Remanufacturing is a growing research topic given the increasing concern on the sustainability of modern-day production processes. Most existing work focuses on the practices of the OEMs in Europe and the USA. From an Asian angle where OEMs can face various challenges but also have more choices, our work contributes to the field with a fresh perspective. By conducting multiple case studies on both the OEMs and SMEs in a certain Asian country, we have obtained an in-depth understanding on the factors affecting remanufacturing operations. A comprehensive framework is developed to contain firm-, location-, and ownership-specific factors that are related to the firm remanufacturing strategies. Moreover, we have shown that OEMs tend to leverage on existing manufacturing facilities or third-party remanufacturers to reduce their cost of commitment when starting remanufacturing at new locations. Our study shows that OEMs and third-party remanufacturers can have collaborative relationships instead of the commonly assumed competitive stance.
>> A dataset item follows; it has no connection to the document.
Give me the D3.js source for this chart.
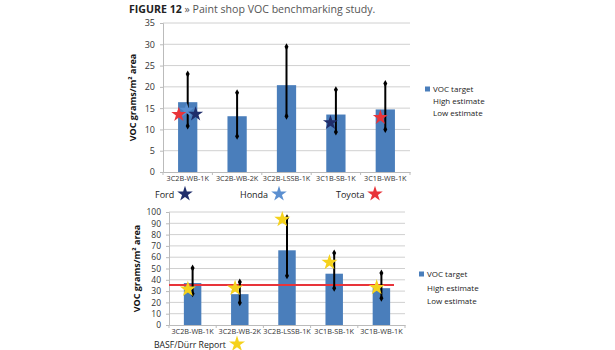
<!DOCTYPE html>
<html><head><meta charset="utf-8">
<script src="https://cdn.jsdelivr.net/npm/d3@7"></script>
<style>
body{margin:0;background:#fff;}
text{font-family:"Open Sans",sans-serif;}
</style></head><body>
<svg id="c" width="615" height="350"></svg>
<script>
const categories = ["3C2B-WB-1K","3C2B-WB-2K","3C2B-LSSB-1K","3C1B-SB-1K","3C1B-WB-1K"];
// Top chart
const topTarget = [16.4, 13.1, 20.4, 13.5, 14.7];
const topHigh   = [23.0, 18.6, 29.4, 19.3, 20.8];
const topLow    = [10.8, 8.4, 13.1, 9.4, 10.0];
const topTicks  = [0,5,10,15,20,25,30,35];
// OEM stars: [category index, value, offset within band]
const fordStars   = [[0, 13.6, 0.16],[3, 11.6, -0.11]];
const hondaStars  = [[0, 14.5, -0.02]];
const toyotaStars = [[0, 13.5, -0.18],[4, 12.8, -0.1]];
// Bottom chart
const botTarget = [37.1, 27.3, 66.1, 45.4, 32.6];
const botHigh   = [50.4, 38.0, 94.9, 63.8, 46.0];
const botLow    = [27.6, 19.6, 43.6, 32.6, 23.7];
const basfStars = [31.7, 32.6, 93.4, 55.4, 33.2];
const botTicks  = [0,10,20,30,40,50,60,70,80,90,100];
const refLine   = 35.5;
const legendItems = ["VOC target","High estimate","Low estimate"];

const svg = d3.select("#c");
const barColor = "#4a7ebb";

svg.append("text").attr("x",129).attr("y",13).attr("font-size",10.6).attr("fill","#333")
  .call(t=>{t.append("tspan").attr("font-weight","bold").attr("fill","#222").text("FIGURE 12");
            t.append("tspan").attr("fill","#555").text(" » Paint shop VOC benchmarking study.");});

function chart(opt){
  const g = svg.append("g");
  const x = d3.scaleBand().domain(categories).range([opt.x0,opt.x1]);
  const y = d3.scaleLinear().domain([0,opt.max]).range([opt.y0,opt.y1]);
  g.selectAll(".grid").data(opt.ticks.slice(1)).join("line")
    .attr("x1",opt.x0).attr("x2",opt.x1).attr("y1",d=>y(d)).attr("y2",d=>y(d))
    .attr("stroke","#d0d0d0").attr("stroke-width",1);
  const ya = g.append("g").attr("transform",`translate(${opt.x0},0)`)
    .call(d3.axisLeft(y).tickValues(opt.ticks).tickSize(3).tickPadding(5));
  ya.select(".domain").attr("stroke","#bbb");
  ya.selectAll(".tick line").attr("stroke","#bbb");
  ya.selectAll(".tick text").attr("font-size",opt.tickFont).attr("fill","#333").attr("font-family","Open Sans");
  const xa = g.append("g").attr("transform",`translate(0,${opt.y0})`)
    .call(d3.axisBottom(x).tickSize(0).tickPadding(4));
  xa.select(".domain").attr("stroke","#bbb");
  xa.selectAll(".tick text").attr("font-size",7.3).attr("fill","#333").attr("font-family","Open Sans");
  g.selectAll(".sep").data(d3.range(categories.length+1)).join("line")
    .attr("x1",i=>opt.x0+i*x.step()).attr("x2",i=>opt.x0+i*x.step())
    .attr("y1",opt.y0).attr("y2",opt.y0+3).attr("stroke","#bbb");
  const bw = x.bandwidth()*opt.bw;
  g.selectAll(".bar").data(opt.target).join("rect")
    .attr("x",(d,i)=>x(categories[i])+x.bandwidth()/2-bw/2)
    .attr("y",d=>y(d)).attr("width",bw).attr("height",d=>opt.y0-y(d))
    .attr("fill",barColor);
  if(opt.ref!==undefined){
    g.append("line").attr("x1",opt.x0).attr("x2",opt.x1-11)
      .attr("y1",y(opt.ref)).attr("y2",y(opt.ref)).attr("stroke","#e8343a").attr("stroke-width",2);
  }
  const cx = i=>x(categories[i])+x.bandwidth()/2;
  g.selectAll(".err").data(opt.high).join("line")
    .attr("x1",(d,i)=>cx(i)).attr("x2",(d,i)=>cx(i))
    .attr("y1",d=>y(d)).attr("y2",(d,i)=>y(opt.low[i]))
    .attr("stroke","#000").attr("stroke-width",2);
  const diam = d3.symbol().type(d3.symbolDiamond).size(14);
  opt.high.forEach((d,i)=>{
    [d,opt.low[i]].forEach(v=>g.append("path").attr("d",diam())
      .attr("transform",`translate(${cx(i)},${y(v)})`).attr("fill","#000"));
  });
  (opt.stars||[]).forEach(s=>{
    s.data.forEach(p=>{
      g.append("path").attr("d",d3.symbol().type(d3.symbolStar).size(s.size)())
        .attr("transform",`translate(${cx(p[0])+p[2]*x.bandwidth()},${y(p[1])})`)
        .attr("fill",s.color);
    });
  });
  g.append("text").attr("transform",`translate(${opt.lx},${(opt.y0+opt.y1)/2}) rotate(-90)`)
    .attr("text-anchor","middle").attr("font-size",9).attr("font-weight","bold").attr("fill","#111")
    .text("VOC grams/m² area");
  legendItems.forEach((t,i)=>{
    if(i===0) g.append("rect").attr("x",opt.legX-8).attr("y",opt.legY-2.5).attr("width",5).attr("height",5).attr("fill",barColor);
    g.append("text").attr("x",opt.legX).attr("y",opt.legY+i*opt.legStep+3).attr("font-size",8).attr("fill","#222").text(t);
  });
  return {x,y};
}

chart({x0:163,x1:410,y0:172,y1:23,max:35,ticks:topTicks,tickFont:9,target:topTarget,high:topHigh,low:topLow,bw:0.39,
  lx:136,legX:433,legY:89,legStep:12.2,
  stars:[{data:hondaStars,color:"#5b8fd0",size:70},{data:toyotaStars,color:"#e8343a",size:70},{data:fordStars,color:"#1f2d6b",size:70}]});

chart({x0:169,x1:405,y0:325,y1:212,max:100,ticks:botTicks,tickFont:8.5,target:botTarget,high:botHigh,low:botLow,bw:0.37,
  ref:refLine,lx:140,legX:427,legY:274,legStep:13.7,
  stars:[{data:basfStars.map((v,i)=>[i,v,-0.1]),color:"#f5d21c",size:80}]});

const oem = [["Ford",155,"#1f2d6b",185],["Honda",240,"#5b8fd0",279],["Toyota",336,"#e8343a",375]];
oem.forEach(o=>{
  svg.append("text").attr("x",o[1]).attr("y",197.5).attr("font-size",9).attr("fill","#222").text(o[0]);
  svg.append("path").attr("d",d3.symbol().type(d3.symbolStar).size(75)()).attr("transform",`translate(${o[3]},194)`).attr("fill",o[2]);
});
svg.append("text").attr("x",154).attr("y",348).attr("font-size",8.7).attr("fill","#222").text("BASF/Dürr Report");
svg.append("path").attr("d",d3.symbol().type(d3.symbolStar).size(80)()).attr("transform",`translate(237,344)`).attr("fill","#f5d21c");
</script></body></html>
There are several limitations to this work. First, our work is still exploratory given the small sample size in this study. Further empirical work is needed to validate the research framework as well as the three propositions with larger samples. Second, the small sample size limits our exploration on the OEM-third-party relationship. It would be interesting to have a larger sample of both OEMs and third-party remanufacturers. We could then investigate the differences between OEMs and third parties in remanufacturing practices and as well as their interactions in the remanufacturing ecosystem. While we assume OEMs are large firms with greater power in the ecosystem, it is important to validate such assumptions in reality. Our finding on the collaborative-instead-of-competitive relationship between the OEMs and third-party remanufacturers also warrants further investigation. Both empirical exploration and theoretical modelling are needed to understand the conditions for a collaborative relationship as well as the possible evolution of the relationship with the growth of remanufacturing operations.

Practice-wise, this paper enriches the understanding on the burgeoning remanufacturing sector in Asia with the growing market demands, and the factors which affect the location decision, outsourcing preferences, and remanufacturing strategies of OEMs. Industry must consider the potential of leveraging on existing facilities, the challenges of a restrictive regulatory environment in the region, and the capability of the pool of third-party remanufacturers when deciding on the location choice of their remanufacturing facilities. In addition, outsourcing some low-end remanufacturing operations to third-party remanufacturers could be a pragmatic cost-saving option for OEMs in this region. It can assist managers and decision makers in transnational enterprises to design appropriate logistics-related solutions for remanufacturing.

This paper is based on a paper presented at the 17th International Symposium on Logistics (www.isl21.net) held in July 2012 in Cape Town, South Africa.